Justice Amy Coney Barrett cited a contradiction in Missouri statutes, with one section stating that the government shall not be deprived of their powers of over assets of the authority, with another stating that "no asset of the authority shall be considered to be part of the revenue of the state. So which is it?"

Campbell stated that the second section cited by Barrett is "only for a limited purpose," and that the prior section would mean that the "legislature could abolish an entity like MOHLA and if it did, the money would come back to the state so the state does have the ultimate interest in the property of MOHLA."

Barrett later added, "if MOHELA is an arm of the state, why didn’t you just strong-arm MOHELA and say you’ve got to pursue this suit?"

Campbell argued during the questioning that the HEROES Act gives the education secretary the power to modify or waive existing provisions, not to rewrite them.

"Yes it did," said Sotomayor. "The secretary can add terms and conditions to be applied in lieu of such statutory and regulatory provisions. So it's really quite clear here like you can waive or modify the old ones, and then you can add new ones in lieu of the old ones. So, you know, Congress could not have made this much more clear."

Campbell disagreed, stating that "it can’t be adding just anything the secretary wants."

He later added that he disagreed "that this is a constitutional authorization because it’s not a modification, it goes way beyond that, it creates a brand new program and that’s not what the HEROES Act allowed."

Justices then heard arguments in the case of Department of Education v Brown, in which two student loan borrowers from Texas allege that they were improperly denied the opportunity to comment on the program before its implementation, and that if they were allowed to comment, they would have urged broader eligibility criteria for greater debt relief.

Prelogar, once again representing the Biden administration, argued that the two borrowers want greater student loan relief, and yet "asked this court to hold that the HEROES Act doesn’t authorize loan forgiveness at all, when on that theory would mean that no one could get any HEROES Act relief."

Thomas asked if there are any instances in which "you would have procedural standing," in which Prelogar said if they borrowers wanted to argue that the secretary should have reconsidered broader relief, they could have raised a procedural claim and a substantive claim "because at that point, their injury would be addressable."

"But instead, their whole argument here is that the secretary can’t give them or anyone else relief under the HEROES Act."

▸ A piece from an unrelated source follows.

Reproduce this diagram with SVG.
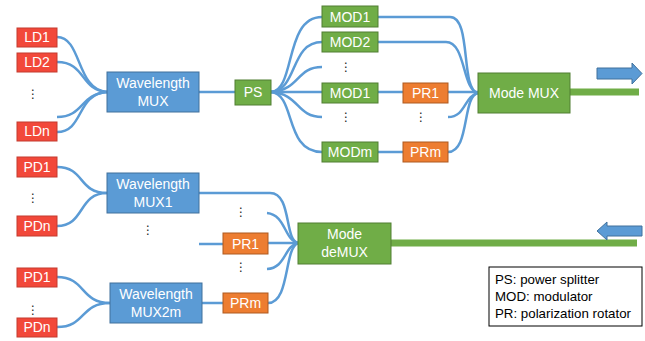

Attorney J. Michael Connolly, arguing on behalf of borrowers Myra Brown and Alexander Taylor, stated that the "HEROES Act is the secretary’s only excuse for not adopting the program through negotiated rulemaking and notice and comment."

Connolly argued that despite Prelogar’s claims that the borrowers would remove the program for everyone, "debt forgiveness is a top priority of this administration," and an alternate program would be reached.

Justice Sotomayor said, "this is so totally illogical to me that you come into court to say I want more. I want to file a suit to get more, but I know I'm going to get nothing," who later suggested that Connolly was "fighting Congress" in their passing of the act which states no notice and comment.

"So the secretary created a massive debt forgiveness program. And he says that he's doing it one time and one time only. He said this in his brief and his declarations on its website. And in the reply brief, he said he took costs into account and so if we miss the shot, we will never have another opportunity," said Connolly.

"What are the limits of your theory? Could someone who finished paying their loans off you know, right, last year, Sue because they were disappointed that they weren't included for reimbursement?" Barrett said.

"No, I don't think so. Because there's there's no mechanism by which the Department of Education can write those borrowers a check. And so their injuries are not addressable here," Connolly responded.